The velocity of learning on the internet ruined me on books. I can learn something from the web very quickly, with nearly complete context and firsthand experience, rather than spend hours waiting for an author, in love with the sound of his own writing, to explain something over thirty pages.
Yeah four or five seems like a lot. I read 1-2 a month an I feel like I'm a pretty fast reader. And like Marty, it's a pretty wide mix of fiction/non-fiction. I've been reading a lot of short stories lately. Recently finished a Lovecraft anthology and The Martian Chronicles.
I'd probably be averaging more, but it's summer, so when I'm not working, I'm doing active outsidey things.

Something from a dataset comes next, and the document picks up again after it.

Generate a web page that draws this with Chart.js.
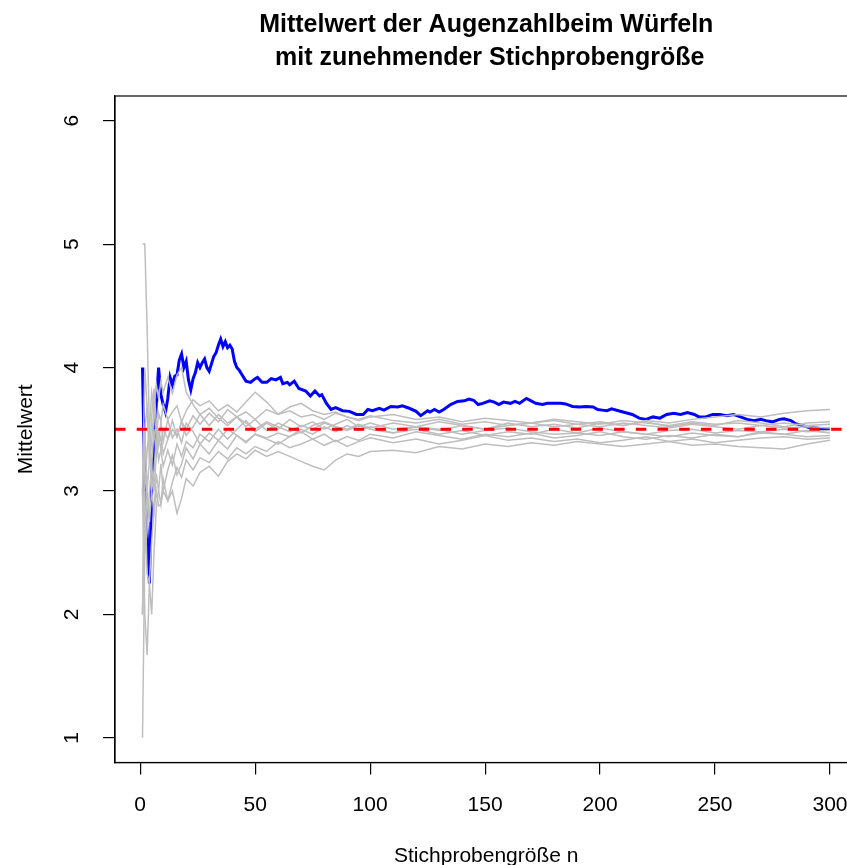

I probably average 4-5 in the winter months.
But yeah, still abnormal.
You and Ari are abnormal, and I have statistics (above) to prove it!

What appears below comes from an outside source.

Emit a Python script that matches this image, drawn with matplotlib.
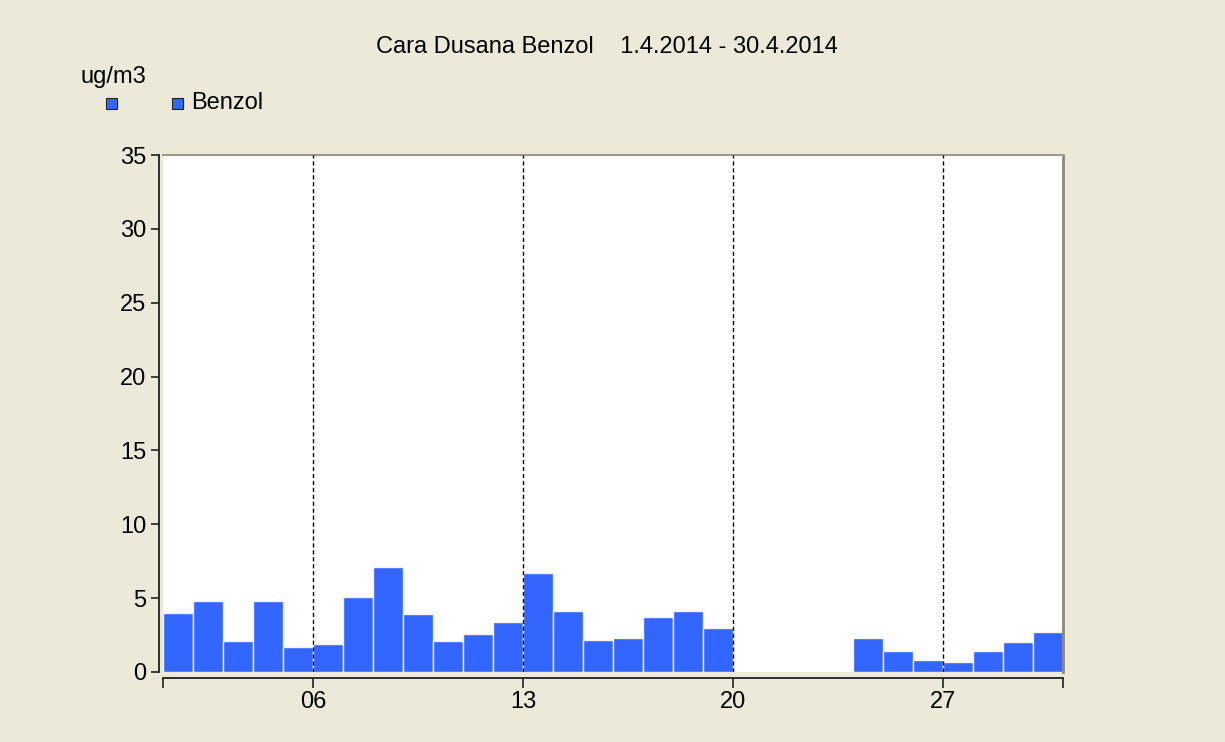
import numpy as np
import matplotlib
matplotlib.use("Agg")
import matplotlib.pyplot as plt
from matplotlib.patches import Rectangle

plt.rcParams['font.family'] = ['Liberation Sans', 'DejaVu Sans']

# ---- data ----
days = list(range(1, 31))
benzol = [4.0, 4.8, 2.1, 4.8, 1.7, 1.9, 5.1, 7.1, 3.9, 2.1,
          2.6, 3.4, 6.7, 4.1, 2.2, 2.3, 3.7, 4.1, 3.0, np.nan,
          np.nan, np.nan, np.nan, 2.3, 1.4, 0.8, 0.7, 1.4, 2.0, 2.7]
tick_days = [0, 5, 12, 19, 26, 30]
tick_labels = ['', '06', '13', '20', '27', '']
yticks = [0, 5, 10, 15, 20, 25, 30, 35]
title = 'Cara Dusana Benzol    1.4.2014 - 30.4.2014'
unit = 'ug/m3'
series_name = 'Benzol'

BG = '#ECE9D8'
BAR = '#3366FF'
FS = 17
TXT = '#000000'

W, H = 1225, 742
fig = plt.figure(figsize=(W / 100, H / 100), dpi=100, facecolor=BG)
ax = fig.add_axes([163 / W, (H - 672) / H, (1063 - 163) / W, (672 - 155) / H])
ax.set_facecolor('white')

x = np.array(days) - 0.5
ax.bar(x, benzol, width=1.0, color=BAR, edgecolor='#F2F2F2', linewidth=1.0, zorder=2)

for d in tick_days[1:-1]:
    ax.axvline(d, color='black', linestyle=(0, (3, 2)), linewidth=1.0, zorder=3)

ax.set_xlim(0, 30)
ax.set_ylim(0, 35)
ax.set_yticks(yticks)
ax.set_yticklabels([str(v) for v in yticks])
ax.set_xticks(tick_days)
ax.set_xticklabels(tick_labels)

ax.spines['left'].set_position(('outward', 3))
ax.spines['bottom'].set_position(('outward', 4))
ax.spines['left'].set_color('#202020')
ax.spines['bottom'].set_color('#202020')
ax.spines['left'].set_linewidth(1.3)
ax.spines['bottom'].set_linewidth(1.3)
ax.spines['top'].set_color('#9A9A8E')
ax.spines['right'].set_color('#8A8A80')
ax.spines['top'].set_linewidth(1.5)
ax.spines['right'].set_linewidth(2.0)
ax.tick_params(axis='y', length=6, width=1.2, pad=3, colors='#202020', labelcolor=TXT, labelsize=FS)
ax.tick_params(axis='x', length=7, width=1.2, pad=3, colors='#202020', labelcolor=TXT, labelsize=FS)

fig.text(607 / W, 1 - 47 / H, title, ha='center', va='center', fontsize=FS, color=TXT)
fig.text(80 / W, 1 - 77 / H, unit, ha='left', va='center', fontsize=FS, color=TXT)

for sx in (106, 172):
    fig.add_artist(Rectangle((sx / W, 1 - 109 / H), 11 / W, 11 / H, transform=fig.transFigure,
                             facecolor=BAR, edgecolor='#222222', linewidth=0.8))
fig.text(191 / W, 1 - 103 / H, series_name, ha='left', va='center', fontsize=FS, color=TXT)

fig.savefig('out.png', dpi=100, facecolor=BG)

FLIR Security | 07/15/13 08:15pm
I read a lot of everything; fiction, non-fiction, true-crime, biographies, social commentaries, etc..... whatever looks interesting (I love the public library, but I also possess a Nook), and I average at least 3-4 titles a month.

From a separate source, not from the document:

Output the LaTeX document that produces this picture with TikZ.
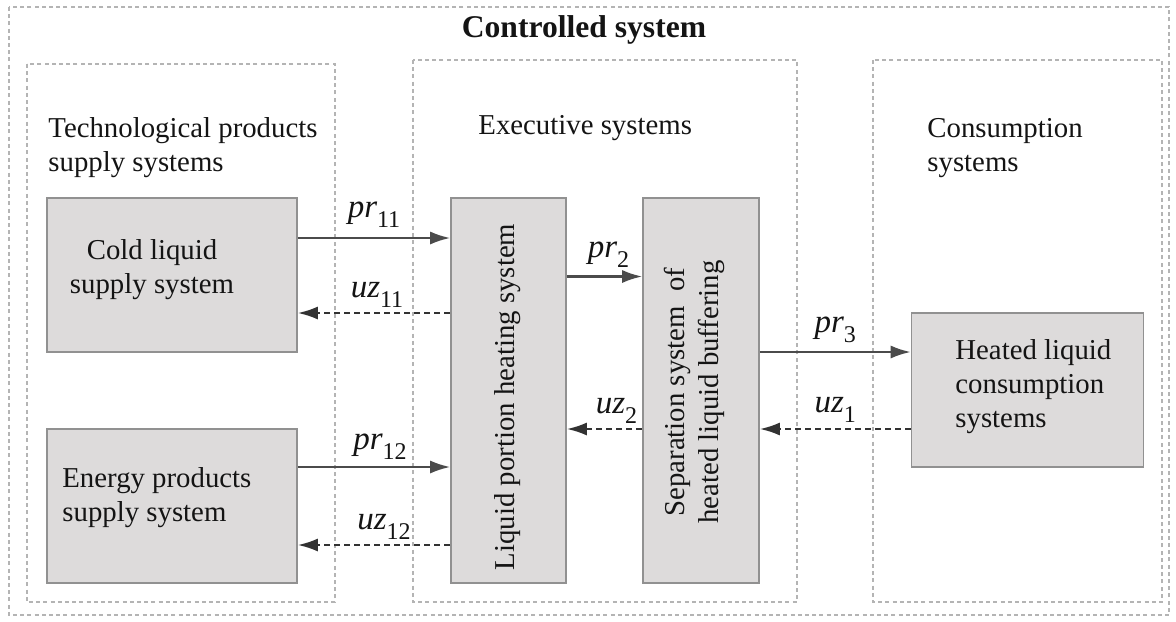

Fiction writers I read: Ridley Pearson, John Sandford, Lee Child, David Baldacci, Harlan Coben, with my all-time favorite - Nelson DeMille (he writes like 700 page big fat books) :)
Opposite of Sean, for fiction, I would almost always choose a book over the same movie if given a choice between the two. Almost all movie versions of books I've read previously have sucked in comparison. And most leadership/positive thinking/motivational non-fiction just annoys me.
Note to Sean: I am a Dave Ramsey fan too! :)
Chesapeake & Midlantic | 07/15/13 05:54pm
I try to read six or eight books a month. Very often I'll read more. I'm an easily bored speed reader with a long commute, what can I say.
Nelly's Security | 07/15/13 01:41pm
When I first got in business, I used to read alot of books to get motvated and learn stuff. Now most of my time is spent working at night on the computer so no more reading. But I do like to read a good book on business here and there. I hate fiction books and would much rather watch a movie :)
Last book I read was Entreleadership by Dave Ramsey. Totally recommend it if you run a business.
My wife and I are avid readers. We both have Kindles. I read 1-2 books a month and she reads at least 4-5.
When it relates to technology and this field I prefer hands on workshops and think tanks, otherwise autobiography books, certification books and others probably once a month. I find technology books (like C++, xCode) are rather boring and hard to "read".
Are we talking books in relation to the field, or books in general? The former, zero, generally. The latter, 1-3.
I rarely read books (and I presume here we mean print / physical books) unless I am studying something that I have no background in. Otherwise, I find online resources to have much more advanced and specific information that I need.
I read IPVM... Does that count? If so make it one!